My lovely cousin, Aliza, came to cook with us on Wednesday. It was such a great day for her to join and we had so much fun! We started on blinis with sour cream, smoked salmon, and garnishes. Aliza tasted the first one and immediately suggested that we add some heat. So, instead of chives, we added jalepeno to half of our blinis.

The blinis were made from a buckwheat flour mixture. It's very similar to a pancake mixture and the blinis are made similarly, too.

She's a natural!

We also worked on these (fake) crab meat wontons with an apricot dipping sauce. It wasn't anything I would have thought to put together in the mix, but they turned out to be delicious! We used the fake crab meat, mixed it with cream cheese, and added scallions, sesame oil, worcestershire sauce, garlic, salt, and pepper. We wrapped them in wonton wrappers (so time consuming when you wrap a hundred of them!) and then deep fried them. Meanwhile, the we made the apricot dipping sauce with apricot preserves, ginger, dry mustard, and red wine vinegar.
After everyone was done with their dishes, we made a banquet table filled with hors d'oeuvres.
And how great does Aliza look in (my) chef's coat?!
Tip of the day: When making small pancakes, or blinis, heat up the griddle and spray it with nonstick spray. Use a squeeze bottle as a way to keep the mess to a minimum, instead of dripping batter everywhere with a ladle. 

Wednesday, August 5, 2015

Just Beet it

This Monday was "Garde Manger" day. The Garde Manger in the kitchen is also known as The Pantry Chef, in charge of cold foods, elaborate buffets, salads and dressings, desserts, snacks, and most importantly, ice carvings.

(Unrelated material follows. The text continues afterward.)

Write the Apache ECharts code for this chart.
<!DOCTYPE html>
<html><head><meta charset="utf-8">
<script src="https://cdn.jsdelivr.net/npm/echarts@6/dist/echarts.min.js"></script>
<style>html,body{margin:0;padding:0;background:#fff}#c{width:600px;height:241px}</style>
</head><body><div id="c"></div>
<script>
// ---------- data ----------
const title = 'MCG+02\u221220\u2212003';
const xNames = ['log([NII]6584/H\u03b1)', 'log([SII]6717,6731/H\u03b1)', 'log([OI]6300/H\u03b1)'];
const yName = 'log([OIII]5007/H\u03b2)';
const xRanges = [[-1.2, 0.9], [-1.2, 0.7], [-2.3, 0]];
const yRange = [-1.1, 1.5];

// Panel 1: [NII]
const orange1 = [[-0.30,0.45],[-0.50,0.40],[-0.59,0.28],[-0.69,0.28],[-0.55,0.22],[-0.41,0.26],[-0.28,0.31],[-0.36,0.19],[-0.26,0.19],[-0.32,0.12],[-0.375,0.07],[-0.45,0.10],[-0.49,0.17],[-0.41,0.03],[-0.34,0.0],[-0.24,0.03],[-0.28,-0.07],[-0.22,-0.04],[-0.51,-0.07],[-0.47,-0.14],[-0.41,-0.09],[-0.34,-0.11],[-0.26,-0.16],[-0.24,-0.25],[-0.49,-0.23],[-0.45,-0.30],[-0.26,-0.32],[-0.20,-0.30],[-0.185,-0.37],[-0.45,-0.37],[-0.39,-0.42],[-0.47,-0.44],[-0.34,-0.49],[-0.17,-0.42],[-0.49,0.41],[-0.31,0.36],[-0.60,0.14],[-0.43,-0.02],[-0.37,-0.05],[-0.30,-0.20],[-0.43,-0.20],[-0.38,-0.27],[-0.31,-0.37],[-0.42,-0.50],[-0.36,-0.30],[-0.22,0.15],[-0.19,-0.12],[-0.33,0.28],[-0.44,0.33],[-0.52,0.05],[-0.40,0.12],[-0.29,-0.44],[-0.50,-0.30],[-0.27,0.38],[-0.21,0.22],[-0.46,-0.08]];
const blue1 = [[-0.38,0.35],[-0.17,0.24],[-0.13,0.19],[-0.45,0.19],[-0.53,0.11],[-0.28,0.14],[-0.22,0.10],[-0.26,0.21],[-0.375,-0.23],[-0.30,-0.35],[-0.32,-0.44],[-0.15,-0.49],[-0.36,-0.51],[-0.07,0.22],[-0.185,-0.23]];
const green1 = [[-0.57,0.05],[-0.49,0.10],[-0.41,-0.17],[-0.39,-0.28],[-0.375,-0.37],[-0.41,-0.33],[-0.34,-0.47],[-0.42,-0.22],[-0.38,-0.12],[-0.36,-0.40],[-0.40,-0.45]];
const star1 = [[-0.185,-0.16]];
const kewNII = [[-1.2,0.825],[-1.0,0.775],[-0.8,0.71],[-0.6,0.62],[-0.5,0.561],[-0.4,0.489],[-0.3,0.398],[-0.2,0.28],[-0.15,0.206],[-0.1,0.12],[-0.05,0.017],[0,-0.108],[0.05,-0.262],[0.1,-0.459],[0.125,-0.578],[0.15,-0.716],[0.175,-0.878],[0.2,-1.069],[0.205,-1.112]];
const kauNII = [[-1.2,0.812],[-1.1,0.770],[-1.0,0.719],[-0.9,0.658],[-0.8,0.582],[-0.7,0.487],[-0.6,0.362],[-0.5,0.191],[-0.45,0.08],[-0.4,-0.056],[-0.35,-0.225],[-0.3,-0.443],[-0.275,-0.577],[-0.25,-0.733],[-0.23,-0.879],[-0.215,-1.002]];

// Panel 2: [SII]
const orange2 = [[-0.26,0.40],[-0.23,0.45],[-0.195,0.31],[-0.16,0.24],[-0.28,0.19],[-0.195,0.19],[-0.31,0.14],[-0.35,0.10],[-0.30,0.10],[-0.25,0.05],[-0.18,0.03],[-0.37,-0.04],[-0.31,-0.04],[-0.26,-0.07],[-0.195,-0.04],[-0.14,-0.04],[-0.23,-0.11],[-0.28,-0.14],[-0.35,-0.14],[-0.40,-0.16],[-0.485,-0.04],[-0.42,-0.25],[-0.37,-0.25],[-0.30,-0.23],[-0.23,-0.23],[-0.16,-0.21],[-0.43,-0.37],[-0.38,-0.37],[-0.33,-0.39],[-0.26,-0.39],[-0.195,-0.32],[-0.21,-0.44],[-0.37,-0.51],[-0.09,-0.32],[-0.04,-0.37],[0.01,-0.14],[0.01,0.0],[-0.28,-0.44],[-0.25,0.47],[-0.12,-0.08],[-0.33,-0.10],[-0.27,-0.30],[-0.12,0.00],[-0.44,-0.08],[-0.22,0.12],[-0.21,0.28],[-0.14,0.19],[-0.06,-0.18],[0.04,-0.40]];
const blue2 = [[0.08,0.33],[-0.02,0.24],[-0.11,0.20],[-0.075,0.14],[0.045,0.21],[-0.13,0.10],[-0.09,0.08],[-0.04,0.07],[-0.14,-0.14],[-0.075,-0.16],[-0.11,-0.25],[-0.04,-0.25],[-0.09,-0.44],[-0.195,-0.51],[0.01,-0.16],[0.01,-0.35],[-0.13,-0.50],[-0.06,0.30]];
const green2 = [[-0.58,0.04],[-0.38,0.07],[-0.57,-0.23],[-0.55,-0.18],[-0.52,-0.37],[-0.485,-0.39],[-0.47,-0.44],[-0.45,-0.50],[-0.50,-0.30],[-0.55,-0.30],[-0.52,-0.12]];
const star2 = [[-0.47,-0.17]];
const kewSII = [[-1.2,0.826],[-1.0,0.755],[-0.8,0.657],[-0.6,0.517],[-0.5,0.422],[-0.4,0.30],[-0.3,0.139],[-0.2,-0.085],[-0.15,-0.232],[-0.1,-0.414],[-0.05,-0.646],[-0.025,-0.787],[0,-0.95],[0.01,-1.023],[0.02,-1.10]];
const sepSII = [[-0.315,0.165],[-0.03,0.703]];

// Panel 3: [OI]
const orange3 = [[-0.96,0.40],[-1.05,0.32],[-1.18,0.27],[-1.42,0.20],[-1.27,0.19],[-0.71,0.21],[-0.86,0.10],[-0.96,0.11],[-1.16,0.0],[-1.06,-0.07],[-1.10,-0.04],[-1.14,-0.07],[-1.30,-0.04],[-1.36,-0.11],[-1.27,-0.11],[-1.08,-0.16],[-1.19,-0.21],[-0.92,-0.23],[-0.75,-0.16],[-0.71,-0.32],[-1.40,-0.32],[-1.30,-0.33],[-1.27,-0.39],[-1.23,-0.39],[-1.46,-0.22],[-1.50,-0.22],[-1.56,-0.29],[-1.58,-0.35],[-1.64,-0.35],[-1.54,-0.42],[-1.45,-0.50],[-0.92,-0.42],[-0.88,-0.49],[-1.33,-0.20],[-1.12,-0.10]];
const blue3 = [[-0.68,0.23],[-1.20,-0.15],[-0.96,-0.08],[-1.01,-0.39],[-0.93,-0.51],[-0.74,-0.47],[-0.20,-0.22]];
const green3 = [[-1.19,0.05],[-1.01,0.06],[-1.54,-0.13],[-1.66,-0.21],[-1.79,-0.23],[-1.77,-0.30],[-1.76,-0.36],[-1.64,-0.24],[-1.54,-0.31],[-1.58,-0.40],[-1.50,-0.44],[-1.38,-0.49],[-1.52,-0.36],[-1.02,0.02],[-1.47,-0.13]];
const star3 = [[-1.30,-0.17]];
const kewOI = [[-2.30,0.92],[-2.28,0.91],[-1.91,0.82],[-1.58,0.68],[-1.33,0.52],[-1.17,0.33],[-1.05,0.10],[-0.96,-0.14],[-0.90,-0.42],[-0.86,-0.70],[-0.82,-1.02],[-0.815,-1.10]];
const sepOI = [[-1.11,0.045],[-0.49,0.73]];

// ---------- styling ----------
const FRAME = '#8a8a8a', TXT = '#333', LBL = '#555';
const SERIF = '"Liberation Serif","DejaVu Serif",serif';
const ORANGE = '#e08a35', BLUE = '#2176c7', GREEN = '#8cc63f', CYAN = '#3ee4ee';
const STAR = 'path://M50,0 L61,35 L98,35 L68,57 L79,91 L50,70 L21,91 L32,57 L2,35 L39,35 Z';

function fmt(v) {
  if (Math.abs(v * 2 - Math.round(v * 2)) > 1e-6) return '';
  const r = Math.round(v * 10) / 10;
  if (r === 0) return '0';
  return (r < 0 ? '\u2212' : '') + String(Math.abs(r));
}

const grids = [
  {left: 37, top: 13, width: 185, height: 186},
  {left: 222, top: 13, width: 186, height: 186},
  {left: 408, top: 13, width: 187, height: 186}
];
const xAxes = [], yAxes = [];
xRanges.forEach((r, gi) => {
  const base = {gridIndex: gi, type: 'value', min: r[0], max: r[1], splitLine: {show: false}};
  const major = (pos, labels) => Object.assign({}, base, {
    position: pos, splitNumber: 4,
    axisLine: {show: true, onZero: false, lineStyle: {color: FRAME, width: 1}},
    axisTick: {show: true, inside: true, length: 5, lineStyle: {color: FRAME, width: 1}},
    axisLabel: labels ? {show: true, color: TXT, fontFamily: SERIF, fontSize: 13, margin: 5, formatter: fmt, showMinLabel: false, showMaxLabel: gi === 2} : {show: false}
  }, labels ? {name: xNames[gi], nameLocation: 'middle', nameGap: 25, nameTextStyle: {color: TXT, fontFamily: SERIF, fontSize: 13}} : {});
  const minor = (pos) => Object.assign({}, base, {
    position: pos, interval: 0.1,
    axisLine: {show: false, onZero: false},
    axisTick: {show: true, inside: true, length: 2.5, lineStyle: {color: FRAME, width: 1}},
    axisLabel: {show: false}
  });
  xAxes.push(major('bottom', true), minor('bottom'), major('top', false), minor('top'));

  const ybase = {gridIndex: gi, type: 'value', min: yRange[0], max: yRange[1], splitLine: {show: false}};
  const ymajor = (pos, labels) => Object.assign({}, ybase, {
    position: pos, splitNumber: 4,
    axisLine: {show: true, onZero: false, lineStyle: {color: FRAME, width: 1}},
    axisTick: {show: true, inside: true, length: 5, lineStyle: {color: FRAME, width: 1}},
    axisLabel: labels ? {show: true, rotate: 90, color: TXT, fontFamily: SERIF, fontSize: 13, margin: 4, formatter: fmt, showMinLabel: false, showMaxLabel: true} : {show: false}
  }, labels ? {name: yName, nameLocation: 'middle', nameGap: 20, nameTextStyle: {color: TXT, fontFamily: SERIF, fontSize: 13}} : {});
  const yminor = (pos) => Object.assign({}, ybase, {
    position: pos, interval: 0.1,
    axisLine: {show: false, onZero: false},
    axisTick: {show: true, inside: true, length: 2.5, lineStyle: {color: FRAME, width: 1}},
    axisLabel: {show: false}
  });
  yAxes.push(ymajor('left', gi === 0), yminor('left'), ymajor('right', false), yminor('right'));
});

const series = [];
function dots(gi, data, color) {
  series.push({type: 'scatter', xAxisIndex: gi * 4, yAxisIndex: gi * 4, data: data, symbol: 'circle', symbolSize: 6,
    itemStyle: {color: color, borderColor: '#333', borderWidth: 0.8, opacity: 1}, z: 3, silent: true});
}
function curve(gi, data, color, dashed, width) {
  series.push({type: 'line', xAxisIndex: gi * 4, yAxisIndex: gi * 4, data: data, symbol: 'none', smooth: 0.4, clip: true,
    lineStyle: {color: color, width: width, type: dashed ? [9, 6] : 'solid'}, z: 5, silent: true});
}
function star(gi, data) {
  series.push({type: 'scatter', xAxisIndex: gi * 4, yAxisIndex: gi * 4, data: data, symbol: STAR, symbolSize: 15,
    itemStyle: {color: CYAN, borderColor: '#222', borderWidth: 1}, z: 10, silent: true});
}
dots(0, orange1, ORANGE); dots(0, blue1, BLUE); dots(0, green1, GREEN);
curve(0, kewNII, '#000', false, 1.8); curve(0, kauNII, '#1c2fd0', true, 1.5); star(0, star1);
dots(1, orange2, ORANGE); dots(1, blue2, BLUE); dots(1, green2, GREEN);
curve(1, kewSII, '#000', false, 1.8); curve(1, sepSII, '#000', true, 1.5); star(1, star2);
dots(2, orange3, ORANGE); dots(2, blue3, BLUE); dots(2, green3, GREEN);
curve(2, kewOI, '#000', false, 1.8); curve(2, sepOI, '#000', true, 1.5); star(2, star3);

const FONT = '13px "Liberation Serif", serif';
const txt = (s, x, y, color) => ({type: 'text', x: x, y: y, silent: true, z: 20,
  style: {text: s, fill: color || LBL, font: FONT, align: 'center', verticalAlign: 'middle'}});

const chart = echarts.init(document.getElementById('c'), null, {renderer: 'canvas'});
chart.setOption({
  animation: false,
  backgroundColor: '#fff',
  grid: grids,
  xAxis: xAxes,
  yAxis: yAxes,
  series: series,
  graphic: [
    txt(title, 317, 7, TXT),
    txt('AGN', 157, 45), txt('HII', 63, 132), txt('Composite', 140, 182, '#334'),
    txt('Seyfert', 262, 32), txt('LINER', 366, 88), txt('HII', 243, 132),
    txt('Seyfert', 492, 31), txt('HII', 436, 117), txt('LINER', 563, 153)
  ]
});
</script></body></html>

We worked on preservation. A few techniques or tools in the kitchen can help with preservation, such as salting, jarring, curing, and pickling.

And beets. It was all about beets. Right beets are so good?

Pickling and preserving the beets is a tedious process, but I'm sure you know that I think it's worth it. First, we boiled the beets to soften them and make them easier to peel. We added vinegar, water, sugar, and salt to a pot with the beets and a bunch of onions, and got the mixture hot. Meanwhile, we had to sterilize the jars by floating them and the covers in boiling water, removing (carefully) with tongs and set them up on a wire rack over a sheet pan. We filled up hot jars with hot (delicious) beets, and then we had to process them. The time it takes to process the jars depends on the type of food and the altitude level. We placed the open jars of beets in a pot of boiling water and covered them for 30 minutes. Then we put the covers on but didn't screw them on tightly until the cap acted like a vacuum to seal it itself.



Finally, once we felt the cap get suctioned down, we were able to screw on the lid tightly. These jars can stay on your shelf for 10 years! It's amazing. And delicious. Did you know that I like beets?

Tip of the day: When working with vegetables which are difficult to peel with a peeler (like beets or potatoes) boil them first and the skin will just pop right off and make your life much easier. Also, when you work with beets, wear gloves. You'll thank me later.